▶ [Stated task]
From the records below, please print only the lines from the one containing "Convert this chart" through the one containing "82.66, 82.79, 82.88];", both included. Skip the pictures.
# start of Given information
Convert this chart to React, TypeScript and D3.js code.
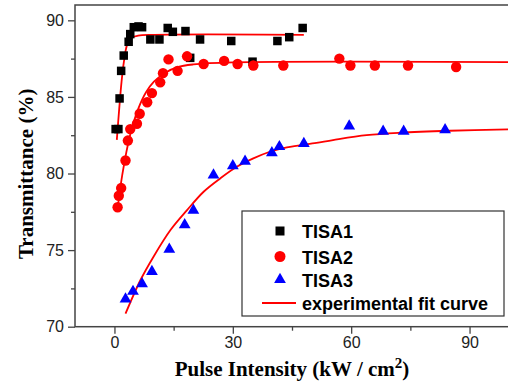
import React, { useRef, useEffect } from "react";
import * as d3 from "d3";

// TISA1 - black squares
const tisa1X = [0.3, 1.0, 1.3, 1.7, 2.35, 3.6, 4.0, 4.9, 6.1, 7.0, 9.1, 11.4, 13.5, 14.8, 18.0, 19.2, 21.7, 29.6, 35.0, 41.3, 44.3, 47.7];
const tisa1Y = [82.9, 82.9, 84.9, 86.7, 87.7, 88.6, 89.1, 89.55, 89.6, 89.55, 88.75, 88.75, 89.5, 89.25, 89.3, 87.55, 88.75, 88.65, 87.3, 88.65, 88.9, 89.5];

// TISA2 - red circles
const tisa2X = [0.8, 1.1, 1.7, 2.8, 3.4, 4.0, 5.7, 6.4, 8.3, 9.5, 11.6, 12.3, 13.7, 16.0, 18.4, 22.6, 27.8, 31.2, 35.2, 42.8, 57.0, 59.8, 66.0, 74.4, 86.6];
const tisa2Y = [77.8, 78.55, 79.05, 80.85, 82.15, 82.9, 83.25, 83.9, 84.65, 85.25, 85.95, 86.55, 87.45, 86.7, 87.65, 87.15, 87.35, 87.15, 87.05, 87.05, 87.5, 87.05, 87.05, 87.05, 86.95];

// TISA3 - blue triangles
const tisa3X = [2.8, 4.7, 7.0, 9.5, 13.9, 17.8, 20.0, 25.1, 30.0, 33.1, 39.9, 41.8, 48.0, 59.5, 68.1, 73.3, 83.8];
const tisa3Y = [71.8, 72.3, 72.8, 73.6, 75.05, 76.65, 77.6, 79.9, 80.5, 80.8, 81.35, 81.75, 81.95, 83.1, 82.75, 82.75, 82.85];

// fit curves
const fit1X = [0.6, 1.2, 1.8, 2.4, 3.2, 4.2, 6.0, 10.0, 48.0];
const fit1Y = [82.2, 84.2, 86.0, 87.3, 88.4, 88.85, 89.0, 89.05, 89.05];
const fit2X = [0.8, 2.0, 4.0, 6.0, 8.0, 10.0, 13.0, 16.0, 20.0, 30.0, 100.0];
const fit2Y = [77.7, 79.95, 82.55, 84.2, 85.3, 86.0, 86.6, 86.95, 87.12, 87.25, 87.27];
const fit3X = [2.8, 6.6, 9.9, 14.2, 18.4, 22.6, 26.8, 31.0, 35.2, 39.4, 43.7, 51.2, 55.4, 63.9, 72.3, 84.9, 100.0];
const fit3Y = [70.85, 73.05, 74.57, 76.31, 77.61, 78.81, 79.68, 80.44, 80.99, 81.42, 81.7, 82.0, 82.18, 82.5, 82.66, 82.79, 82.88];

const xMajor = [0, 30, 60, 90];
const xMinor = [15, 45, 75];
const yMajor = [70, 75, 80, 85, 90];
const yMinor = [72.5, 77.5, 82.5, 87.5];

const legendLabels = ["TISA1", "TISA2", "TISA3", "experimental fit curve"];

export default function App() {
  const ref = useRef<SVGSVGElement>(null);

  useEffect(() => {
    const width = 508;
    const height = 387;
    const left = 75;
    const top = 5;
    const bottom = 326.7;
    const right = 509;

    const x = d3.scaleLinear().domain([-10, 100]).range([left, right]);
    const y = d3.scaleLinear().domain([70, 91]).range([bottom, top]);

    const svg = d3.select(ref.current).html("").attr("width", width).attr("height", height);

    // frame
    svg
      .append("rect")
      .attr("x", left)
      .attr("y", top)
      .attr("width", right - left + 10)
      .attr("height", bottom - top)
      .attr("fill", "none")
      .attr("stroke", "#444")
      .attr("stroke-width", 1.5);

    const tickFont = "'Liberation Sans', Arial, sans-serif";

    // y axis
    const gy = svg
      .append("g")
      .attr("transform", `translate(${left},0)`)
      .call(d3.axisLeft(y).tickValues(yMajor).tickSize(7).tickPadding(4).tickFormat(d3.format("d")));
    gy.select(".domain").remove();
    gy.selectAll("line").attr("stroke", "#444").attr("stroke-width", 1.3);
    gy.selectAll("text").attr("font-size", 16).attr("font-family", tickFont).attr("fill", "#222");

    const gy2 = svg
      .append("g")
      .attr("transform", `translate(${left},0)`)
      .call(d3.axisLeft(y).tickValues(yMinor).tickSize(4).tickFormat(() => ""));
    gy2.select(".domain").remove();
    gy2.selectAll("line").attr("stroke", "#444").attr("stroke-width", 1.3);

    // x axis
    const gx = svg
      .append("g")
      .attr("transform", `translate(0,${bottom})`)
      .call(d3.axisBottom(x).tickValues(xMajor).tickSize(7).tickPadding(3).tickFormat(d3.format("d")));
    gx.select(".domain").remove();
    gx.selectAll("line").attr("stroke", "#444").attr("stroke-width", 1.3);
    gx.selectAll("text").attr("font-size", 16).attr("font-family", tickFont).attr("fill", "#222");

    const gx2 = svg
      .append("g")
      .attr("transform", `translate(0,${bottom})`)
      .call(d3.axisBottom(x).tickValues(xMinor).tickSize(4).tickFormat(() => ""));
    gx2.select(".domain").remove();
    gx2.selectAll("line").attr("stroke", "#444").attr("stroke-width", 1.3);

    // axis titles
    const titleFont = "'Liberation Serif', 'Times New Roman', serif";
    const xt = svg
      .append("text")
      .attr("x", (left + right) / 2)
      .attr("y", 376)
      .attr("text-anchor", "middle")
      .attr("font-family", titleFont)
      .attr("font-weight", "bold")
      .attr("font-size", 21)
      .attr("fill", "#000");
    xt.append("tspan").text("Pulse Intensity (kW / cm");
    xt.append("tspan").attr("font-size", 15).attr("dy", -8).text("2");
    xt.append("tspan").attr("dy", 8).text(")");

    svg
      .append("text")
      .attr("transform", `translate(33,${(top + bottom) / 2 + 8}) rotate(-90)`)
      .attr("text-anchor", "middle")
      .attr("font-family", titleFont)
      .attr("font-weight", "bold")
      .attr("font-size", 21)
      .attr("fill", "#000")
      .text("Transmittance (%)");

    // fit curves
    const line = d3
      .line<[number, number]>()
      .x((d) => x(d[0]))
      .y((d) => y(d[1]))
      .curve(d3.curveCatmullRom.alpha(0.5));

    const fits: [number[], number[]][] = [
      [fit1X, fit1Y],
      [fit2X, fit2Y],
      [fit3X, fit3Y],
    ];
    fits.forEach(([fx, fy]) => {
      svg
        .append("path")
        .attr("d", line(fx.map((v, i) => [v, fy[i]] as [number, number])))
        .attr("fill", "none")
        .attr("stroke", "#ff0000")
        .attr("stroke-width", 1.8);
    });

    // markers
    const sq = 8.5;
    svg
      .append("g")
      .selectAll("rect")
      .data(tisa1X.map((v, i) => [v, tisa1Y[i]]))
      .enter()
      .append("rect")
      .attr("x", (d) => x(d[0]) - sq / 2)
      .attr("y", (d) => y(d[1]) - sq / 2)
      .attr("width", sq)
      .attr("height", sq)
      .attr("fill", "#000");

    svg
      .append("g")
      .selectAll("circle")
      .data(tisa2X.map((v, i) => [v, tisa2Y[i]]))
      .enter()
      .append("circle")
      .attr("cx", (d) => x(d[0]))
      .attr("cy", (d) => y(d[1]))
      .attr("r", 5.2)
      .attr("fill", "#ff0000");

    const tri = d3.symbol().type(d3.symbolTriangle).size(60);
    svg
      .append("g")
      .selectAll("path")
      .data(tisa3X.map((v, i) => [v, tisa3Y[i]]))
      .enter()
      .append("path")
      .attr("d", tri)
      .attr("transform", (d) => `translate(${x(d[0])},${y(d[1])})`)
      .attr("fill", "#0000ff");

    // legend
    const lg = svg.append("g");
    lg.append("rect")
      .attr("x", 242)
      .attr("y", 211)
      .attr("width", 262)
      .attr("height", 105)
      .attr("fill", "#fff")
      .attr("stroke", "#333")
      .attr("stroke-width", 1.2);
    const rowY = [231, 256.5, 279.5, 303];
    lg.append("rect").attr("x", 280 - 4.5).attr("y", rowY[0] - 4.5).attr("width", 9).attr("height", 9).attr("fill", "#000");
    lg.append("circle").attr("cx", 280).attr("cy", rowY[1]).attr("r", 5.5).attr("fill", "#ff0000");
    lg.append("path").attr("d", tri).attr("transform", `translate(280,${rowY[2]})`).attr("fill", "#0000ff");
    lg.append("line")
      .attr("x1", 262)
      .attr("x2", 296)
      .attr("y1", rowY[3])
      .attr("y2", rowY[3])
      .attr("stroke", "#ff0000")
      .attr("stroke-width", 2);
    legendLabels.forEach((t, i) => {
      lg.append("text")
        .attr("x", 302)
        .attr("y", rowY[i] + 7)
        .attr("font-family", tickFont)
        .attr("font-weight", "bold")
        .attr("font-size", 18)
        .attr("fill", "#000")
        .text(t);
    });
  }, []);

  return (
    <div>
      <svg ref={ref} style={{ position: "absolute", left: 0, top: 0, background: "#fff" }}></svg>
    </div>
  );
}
# end of Given information
# start of Given information
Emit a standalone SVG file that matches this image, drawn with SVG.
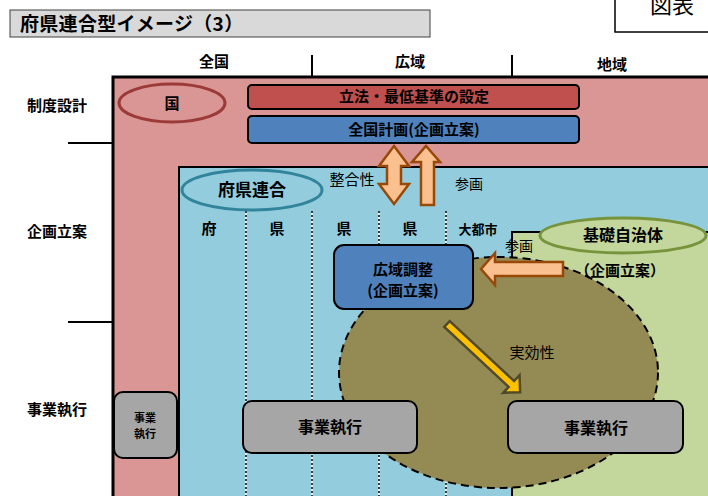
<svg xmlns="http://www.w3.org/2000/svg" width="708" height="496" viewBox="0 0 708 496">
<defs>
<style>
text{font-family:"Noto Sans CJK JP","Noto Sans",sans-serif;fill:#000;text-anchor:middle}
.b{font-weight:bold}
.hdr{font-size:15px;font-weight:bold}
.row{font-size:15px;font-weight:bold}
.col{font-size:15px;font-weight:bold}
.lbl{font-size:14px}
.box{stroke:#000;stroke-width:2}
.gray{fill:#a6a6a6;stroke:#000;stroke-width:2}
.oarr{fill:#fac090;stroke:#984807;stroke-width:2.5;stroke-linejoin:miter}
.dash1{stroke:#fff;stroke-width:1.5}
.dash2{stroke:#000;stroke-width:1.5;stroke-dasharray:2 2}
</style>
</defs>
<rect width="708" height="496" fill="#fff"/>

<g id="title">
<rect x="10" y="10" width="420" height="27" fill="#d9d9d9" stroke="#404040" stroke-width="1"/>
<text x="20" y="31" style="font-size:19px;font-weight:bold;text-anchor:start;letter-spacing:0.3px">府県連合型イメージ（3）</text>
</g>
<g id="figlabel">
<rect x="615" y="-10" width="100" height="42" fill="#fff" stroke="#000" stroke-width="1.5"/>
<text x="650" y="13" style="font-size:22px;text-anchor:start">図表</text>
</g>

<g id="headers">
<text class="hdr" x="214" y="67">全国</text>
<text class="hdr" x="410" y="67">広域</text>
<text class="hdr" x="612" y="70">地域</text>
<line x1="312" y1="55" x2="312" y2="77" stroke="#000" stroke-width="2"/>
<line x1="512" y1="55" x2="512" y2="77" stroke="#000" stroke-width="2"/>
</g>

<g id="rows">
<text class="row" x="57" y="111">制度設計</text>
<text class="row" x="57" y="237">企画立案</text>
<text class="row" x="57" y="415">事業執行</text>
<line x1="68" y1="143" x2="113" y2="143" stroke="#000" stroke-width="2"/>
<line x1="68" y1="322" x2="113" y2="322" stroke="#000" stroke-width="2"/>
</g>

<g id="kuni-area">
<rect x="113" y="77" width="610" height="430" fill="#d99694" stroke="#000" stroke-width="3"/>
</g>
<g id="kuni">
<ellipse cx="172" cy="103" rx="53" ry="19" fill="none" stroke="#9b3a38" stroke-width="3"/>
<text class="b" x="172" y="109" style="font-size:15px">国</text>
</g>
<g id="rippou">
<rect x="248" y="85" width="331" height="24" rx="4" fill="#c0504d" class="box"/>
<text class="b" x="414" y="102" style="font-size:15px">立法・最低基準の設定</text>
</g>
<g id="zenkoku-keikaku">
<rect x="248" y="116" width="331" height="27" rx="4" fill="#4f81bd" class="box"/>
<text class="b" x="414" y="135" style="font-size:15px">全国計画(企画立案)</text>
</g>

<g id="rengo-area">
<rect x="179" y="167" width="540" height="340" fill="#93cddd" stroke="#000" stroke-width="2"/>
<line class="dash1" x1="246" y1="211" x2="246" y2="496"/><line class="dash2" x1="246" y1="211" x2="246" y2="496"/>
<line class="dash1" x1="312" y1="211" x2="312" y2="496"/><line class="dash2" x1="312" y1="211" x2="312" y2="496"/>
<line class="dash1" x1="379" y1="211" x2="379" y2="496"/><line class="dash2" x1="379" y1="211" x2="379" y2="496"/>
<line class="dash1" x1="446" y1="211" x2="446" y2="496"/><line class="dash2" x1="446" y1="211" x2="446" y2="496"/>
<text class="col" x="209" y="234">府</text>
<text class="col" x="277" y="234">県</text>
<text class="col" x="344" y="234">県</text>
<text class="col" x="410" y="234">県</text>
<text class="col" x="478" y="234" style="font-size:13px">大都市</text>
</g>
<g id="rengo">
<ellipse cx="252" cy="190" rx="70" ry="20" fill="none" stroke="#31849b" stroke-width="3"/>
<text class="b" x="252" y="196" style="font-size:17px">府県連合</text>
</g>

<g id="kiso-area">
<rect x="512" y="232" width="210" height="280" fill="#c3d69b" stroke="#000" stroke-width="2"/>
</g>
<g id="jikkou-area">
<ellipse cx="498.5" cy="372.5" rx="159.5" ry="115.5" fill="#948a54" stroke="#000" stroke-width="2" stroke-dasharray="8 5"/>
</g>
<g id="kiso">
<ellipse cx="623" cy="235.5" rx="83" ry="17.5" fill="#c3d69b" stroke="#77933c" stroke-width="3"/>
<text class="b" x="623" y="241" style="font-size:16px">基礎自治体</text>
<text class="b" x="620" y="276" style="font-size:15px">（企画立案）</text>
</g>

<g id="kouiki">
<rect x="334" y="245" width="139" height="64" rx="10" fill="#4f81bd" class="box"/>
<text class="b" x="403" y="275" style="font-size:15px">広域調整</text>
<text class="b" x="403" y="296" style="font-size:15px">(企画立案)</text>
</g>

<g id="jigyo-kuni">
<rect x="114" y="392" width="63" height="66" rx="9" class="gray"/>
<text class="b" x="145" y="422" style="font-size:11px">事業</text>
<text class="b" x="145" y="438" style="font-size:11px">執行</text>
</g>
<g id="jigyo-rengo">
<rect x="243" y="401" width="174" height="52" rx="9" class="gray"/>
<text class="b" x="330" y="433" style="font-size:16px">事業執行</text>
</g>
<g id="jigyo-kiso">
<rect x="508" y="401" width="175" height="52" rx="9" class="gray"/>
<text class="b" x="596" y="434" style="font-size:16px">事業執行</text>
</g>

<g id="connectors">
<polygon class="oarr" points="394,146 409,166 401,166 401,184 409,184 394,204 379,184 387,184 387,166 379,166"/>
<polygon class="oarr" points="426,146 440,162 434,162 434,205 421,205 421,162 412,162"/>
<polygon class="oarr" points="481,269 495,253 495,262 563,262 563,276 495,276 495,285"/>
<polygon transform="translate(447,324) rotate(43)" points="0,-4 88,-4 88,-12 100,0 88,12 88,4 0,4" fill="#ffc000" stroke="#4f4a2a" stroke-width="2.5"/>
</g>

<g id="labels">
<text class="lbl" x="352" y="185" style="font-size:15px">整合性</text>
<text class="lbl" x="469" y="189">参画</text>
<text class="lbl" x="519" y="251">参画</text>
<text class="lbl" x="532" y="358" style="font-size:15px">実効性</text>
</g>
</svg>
# end of Given information
▶ [Solved problem]
Convert this chart to React, TypeScript and D3.js code.
import React, { useRef, useEffect } from "react";
import * as d3 from "d3";

// TISA1 - black squares
const tisa1X = [0.3, 1.0, 1.3, 1.7, 2.35, 3.6, 4.0, 4.9, 6.1, 7.0, 9.1, 11.4, 13.5, 14.8, 18.0, 19.2, 21.7, 29.6, 35.0, 41.3, 44.3, 47.7];
const tisa1Y = [82.9, 82.9, 84.9, 86.7, 87.7, 88.6, 89.1, 89.55, 89.6, 89.55, 88.75, 88.75, 89.5, 89.25, 89.3, 87.55, 88.75, 88.65, 87.3, 88.65, 88.9, 89.5];

// TISA2 - red circles
const tisa2X = [0.8, 1.1, 1.7, 2.8, 3.4, 4.0, 5.7, 6.4, 8.3, 9.5, 11.6, 12.3, 13.7, 16.0, 18.4, 22.6, 27.8, 31.2, 35.2, 42.8, 57.0, 59.8, 66.0, 74.4, 86.6];
const tisa2Y = [77.8, 78.55, 79.05, 80.85, 82.15, 82.9, 83.25, 83.9, 84.65, 85.25, 85.95, 86.55, 87.45, 86.7, 87.65, 87.15, 87.35, 87.15, 87.05, 87.05, 87.5, 87.05, 87.05, 87.05, 86.95];

// TISA3 - blue triangles
const tisa3X = [2.8, 4.7, 7.0, 9.5, 13.9, 17.8, 20.0, 25.1, 30.0, 33.1, 39.9, 41.8, 48.0, 59.5, 68.1, 73.3, 83.8];
const tisa3Y = [71.8, 72.3, 72.8, 73.6, 75.05, 76.65, 77.6, 79.9, 80.5, 80.8, 81.35, 81.75, 81.95, 83.1, 82.75, 82.75, 82.85];

// fit curves
const fit1X = [0.6, 1.2, 1.8, 2.4, 3.2, 4.2, 6.0, 10.0, 48.0];
const fit1Y = [82.2, 84.2, 86.0, 87.3, 88.4, 88.85, 89.0, 89.05, 89.05];
const fit2X = [0.8, 2.0, 4.0, 6.0, 8.0, 10.0, 13.0, 16.0, 20.0, 30.0, 100.0];
const fit2Y = [77.7, 79.95, 82.55, 84.2, 85.3, 86.0, 86.6, 86.95, 87.12, 87.25, 87.27];
const fit3X = [2.8, 6.6, 9.9, 14.2, 18.4, 22.6, 26.8, 31.0, 35.2, 39.4, 43.7, 51.2, 55.4, 63.9, 72.3, 84.9, 100.0];
const fit3Y = [70.85, 73.05, 74.57, 76.31, 77.61, 78.81, 79.68, 80.44, 80.99, 81.42, 81.7, 82.0, 82.18, 82.5, 82.66, 82.79, 82.88];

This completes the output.